Faculty comment is solicited over the course of the next month, and we will be
urging Yale faculty outside our department to support the continuation of a
linguistics program at Yale. Outside letters, especially those from linguists
of those knowledgeable about linguistics who are situated outside linguistics
departments, would be useful to us in marshalling this support.

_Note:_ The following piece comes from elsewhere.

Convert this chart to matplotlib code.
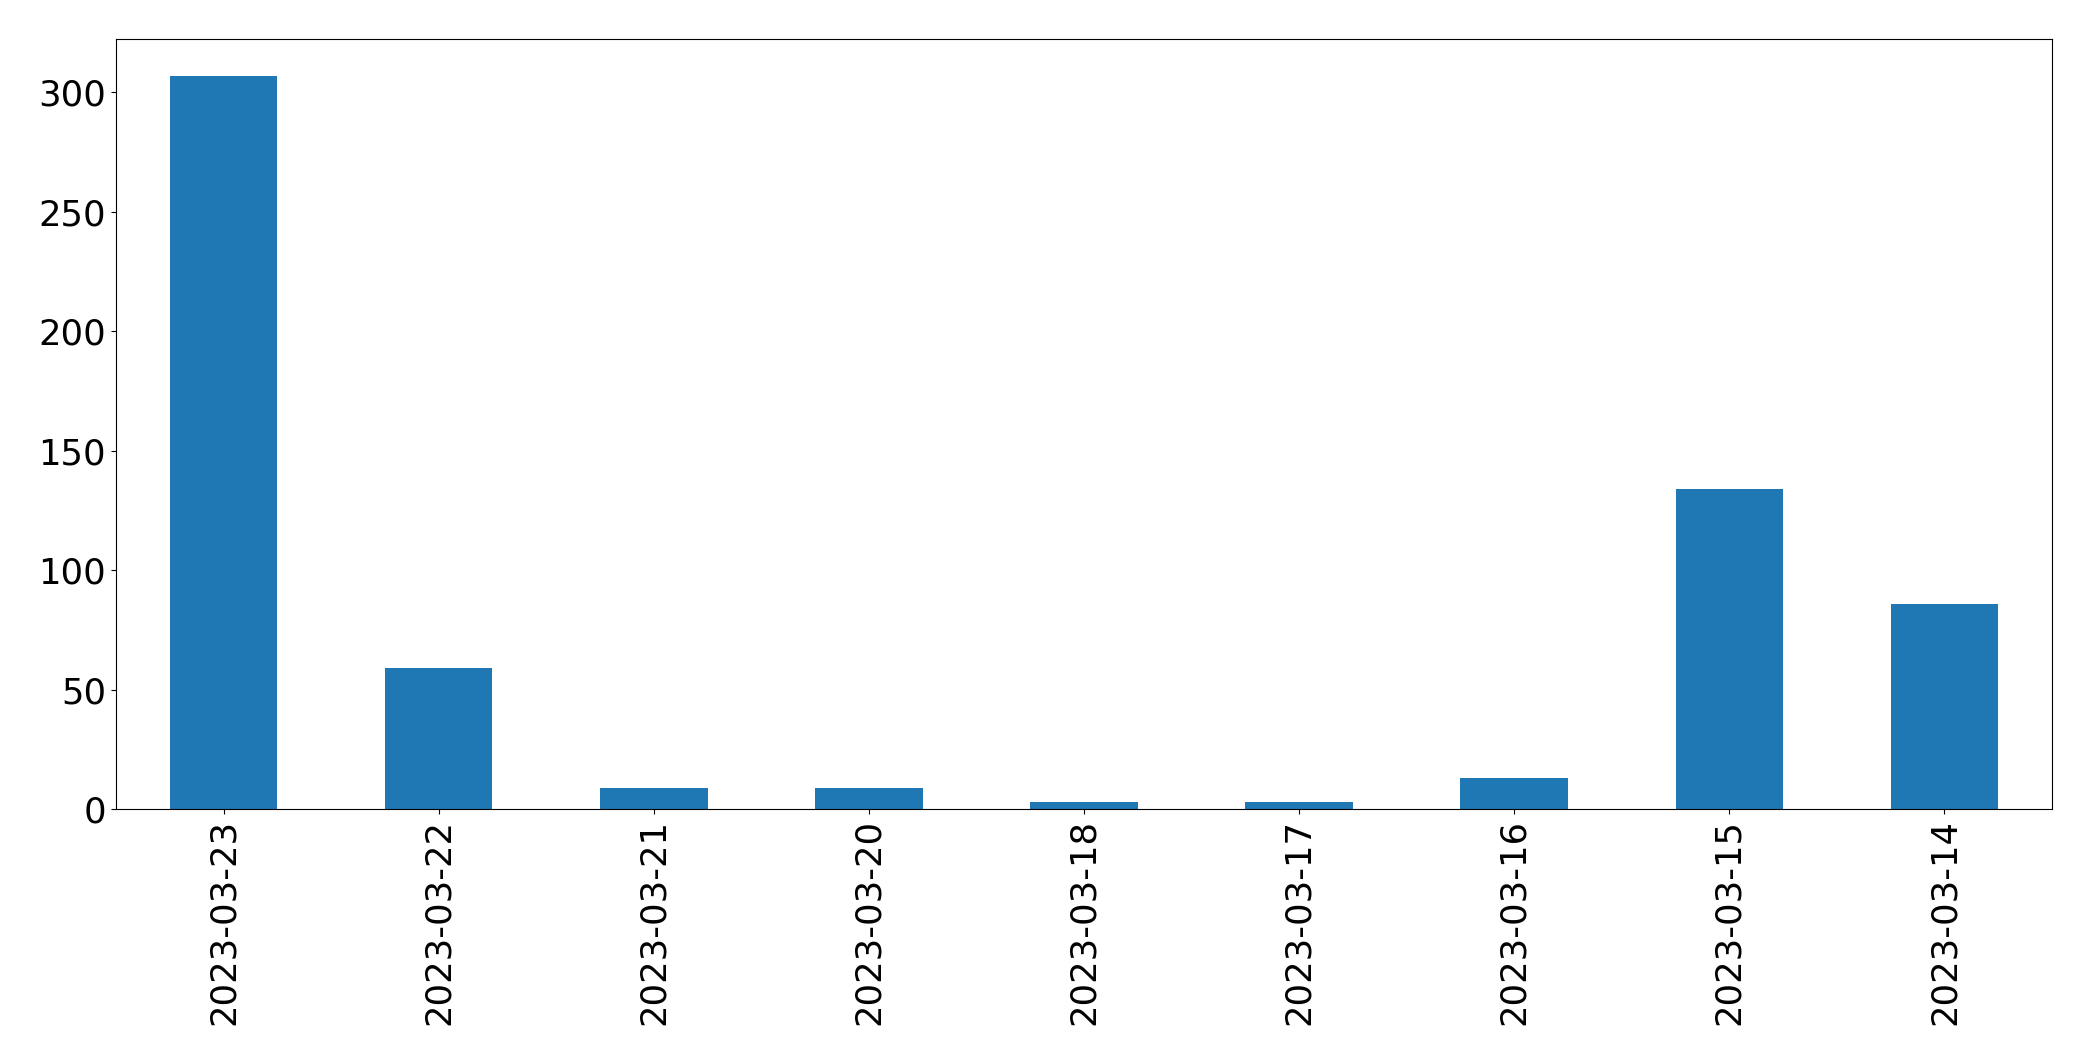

Articles on Restructuring at Yale in general, and its effect on Linguistics in
particular, have appeared in the New York Times (front page yesterday), Boston
Globe, Wall Street Journal, and are scheduled to appear in subsequent issues
of Time and of Science. While there is no reason for wild optimism, we remain
confident that there is a possibility that with properly reasoned and focused
objections, the Committee might modify its recommendations or, if not, that
the recommendations might not be endorsed by the Corporation. Stay tuned for
further developments.
 Larry Horn
P.S. While thanking Michael Covington for his support, I must admit to being
a generative grammarian, as well as to being a rather INformal semanticist.